### [TASK INSTRUCTIONS]
Repeat the lines below exactly as they appear, but leave out the images.

━━ INFORMATION SHOWN ━━

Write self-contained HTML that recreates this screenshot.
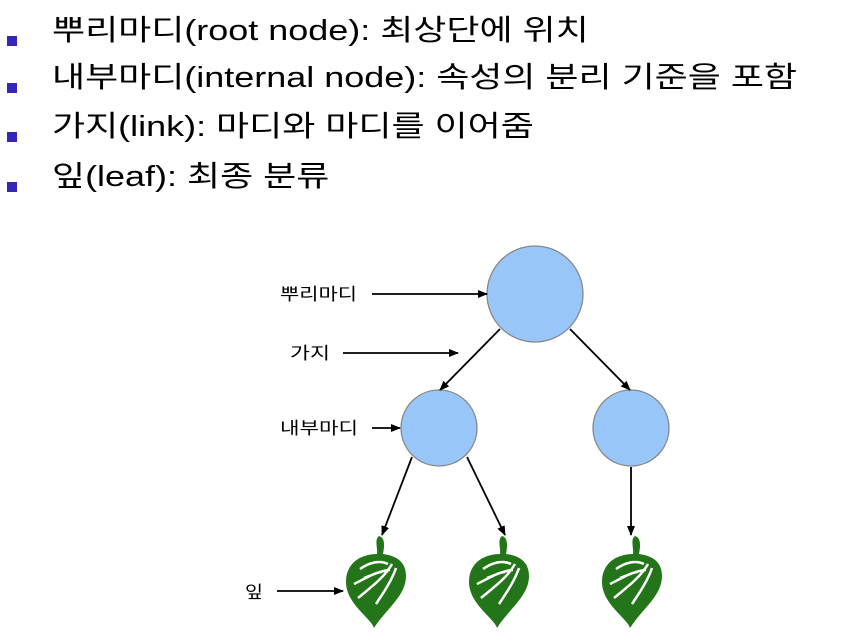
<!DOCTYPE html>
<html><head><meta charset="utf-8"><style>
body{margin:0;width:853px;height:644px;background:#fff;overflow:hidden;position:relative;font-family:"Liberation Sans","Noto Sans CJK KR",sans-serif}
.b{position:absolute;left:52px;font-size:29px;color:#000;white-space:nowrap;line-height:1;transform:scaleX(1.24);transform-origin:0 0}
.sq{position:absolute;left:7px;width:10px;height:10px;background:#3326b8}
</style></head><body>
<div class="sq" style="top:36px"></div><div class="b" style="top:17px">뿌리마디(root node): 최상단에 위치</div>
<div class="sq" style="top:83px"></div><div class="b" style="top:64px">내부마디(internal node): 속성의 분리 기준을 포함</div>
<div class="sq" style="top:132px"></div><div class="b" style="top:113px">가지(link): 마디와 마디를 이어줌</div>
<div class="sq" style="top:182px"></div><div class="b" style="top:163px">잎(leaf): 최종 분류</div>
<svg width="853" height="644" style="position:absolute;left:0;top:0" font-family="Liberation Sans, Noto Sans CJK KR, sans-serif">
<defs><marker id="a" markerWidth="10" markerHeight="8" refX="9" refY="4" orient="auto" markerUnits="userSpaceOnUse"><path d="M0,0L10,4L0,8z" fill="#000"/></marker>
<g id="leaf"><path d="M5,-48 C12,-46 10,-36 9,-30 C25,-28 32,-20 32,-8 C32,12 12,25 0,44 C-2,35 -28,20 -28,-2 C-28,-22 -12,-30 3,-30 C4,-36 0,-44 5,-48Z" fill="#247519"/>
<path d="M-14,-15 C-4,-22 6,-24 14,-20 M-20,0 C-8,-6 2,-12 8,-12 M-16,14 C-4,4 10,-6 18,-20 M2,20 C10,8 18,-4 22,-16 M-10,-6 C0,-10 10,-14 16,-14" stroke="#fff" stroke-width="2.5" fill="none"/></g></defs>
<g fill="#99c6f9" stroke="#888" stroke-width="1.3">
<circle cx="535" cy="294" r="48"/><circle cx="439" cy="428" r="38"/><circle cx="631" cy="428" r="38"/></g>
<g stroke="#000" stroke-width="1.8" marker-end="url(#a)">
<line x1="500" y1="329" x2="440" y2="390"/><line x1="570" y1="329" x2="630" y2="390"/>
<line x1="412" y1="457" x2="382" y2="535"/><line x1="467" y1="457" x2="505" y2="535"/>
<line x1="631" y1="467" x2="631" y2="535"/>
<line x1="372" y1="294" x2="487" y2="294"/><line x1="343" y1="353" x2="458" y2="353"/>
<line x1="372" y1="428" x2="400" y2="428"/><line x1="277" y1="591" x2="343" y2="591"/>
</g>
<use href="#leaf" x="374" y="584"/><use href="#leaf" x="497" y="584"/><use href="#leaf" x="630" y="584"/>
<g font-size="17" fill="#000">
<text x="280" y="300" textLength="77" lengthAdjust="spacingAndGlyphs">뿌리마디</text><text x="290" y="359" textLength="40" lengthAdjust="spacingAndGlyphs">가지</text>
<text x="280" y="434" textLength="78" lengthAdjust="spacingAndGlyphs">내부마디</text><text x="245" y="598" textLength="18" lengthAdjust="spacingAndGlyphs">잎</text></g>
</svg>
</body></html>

━━━

### [RESULT]
Write self-contained HTML that recreates this screenshot.
<!DOCTYPE html>
<html><head><meta charset="utf-8"><style>
body{margin:0;width:853px;height:644px;background:#fff;overflow:hidden;position:relative;font-family:"Liberation Sans","Noto Sans CJK KR",sans-serif}
.b{position:absolute;left:52px;font-size:29px;color:#000;white-space:nowrap;line-height:1;transform:scaleX(1.24);transform-origin:0 0}
.sq{position:absolute;left:7px;width:10px;height:10px;background:#3326b8}
</style></head><body>
<div class="sq" style="top:36px"></div><div class="b" style="top:17px">뿌리마디(root node): 최상단에 위치</div>
<div class="sq" style="top:83px"></div><div class="b" style="top:64px">내부마디(internal node): 속성의 분리 기준을 포함</div>
<div class="sq" style="top:132px"></div><div class="b" style="top:113px">가지(link): 마디와 마디를 이어줌</div>
<div class="sq" style="top:182px"></div><div class="b" style="top:163px">잎(leaf): 최종 분류</div>
<svg width="853" height="644" style="position:absolute;left:0;top:0" font-family="Liberation Sans, Noto Sans CJK KR, sans-serif">
<defs><marker id="a" markerWidth="10" markerHeight="8" refX="9" refY="4" orient="auto" markerUnits="userSpaceOnUse"><path d="M0,0L10,4L0,8z" fill="#000"/></marker>
<g id="leaf"><path d="M5,-48 C12,-46 10,-36 9,-30 C25,-28 32,-20 32,-8 C32,12 12,25 0,44 C-2,35 -28,20 -28,-2 C-28,-22 -12,-30 3,-30 C4,-36 0,-44 5,-48Z" fill="#247519"/>
<path d="M-14,-15 C-4,-22 6,-24 14,-20 M-20,0 C-8,-6 2,-12 8,-12 M-16,14 C-4,4 10,-6 18,-20 M2,20 C10,8 18,-4 22,-16 M-10,-6 C0,-10 10,-14 16,-14" stroke="#fff" stroke-width="2.5" fill="none"/></g></defs>
<g fill="#99c6f9" stroke="#888" stroke-width="1.3">
<circle cx="535" cy="294" r="48"/><circle cx="439" cy="428" r="38"/><circle cx="631" cy="428" r="38"/></g>
<g stroke="#000" stroke-width="1.8" marker-end="url(#a)">
<line x1="500" y1="329" x2="440" y2="390"/><line x1="570" y1="329" x2="630" y2="390"/>
<line x1="412" y1="457" x2="382" y2="535"/><line x1="467" y1="457" x2="505" y2="535"/>
<line x1="631" y1="467" x2="631" y2="535"/>
<line x1="372" y1="294" x2="487" y2="294"/><line x1="343" y1="353" x2="458" y2="353"/>
<line x1="372" y1="428" x2="400" y2="428"/><line x1="277" y1="591" x2="343" y2="591"/>
</g>
<use href="#leaf" x="374" y="584"/><use href="#leaf" x="497" y="584"/><use href="#leaf" x="630" y="584"/>
<g font-size="17" fill="#000">
<text x="280" y="300" textLength="77" lengthAdjust="spacingAndGlyphs">뿌리마디</text><text x="290" y="359" textLength="40" lengthAdjust="spacingAndGlyphs">가지</text>
<text x="280" y="434" textLength="78" lengthAdjust="spacingAndGlyphs">내부마디</text><text x="245" y="598" textLength="18" lengthAdjust="spacingAndGlyphs">잎</text></g>
</svg>
</body></html>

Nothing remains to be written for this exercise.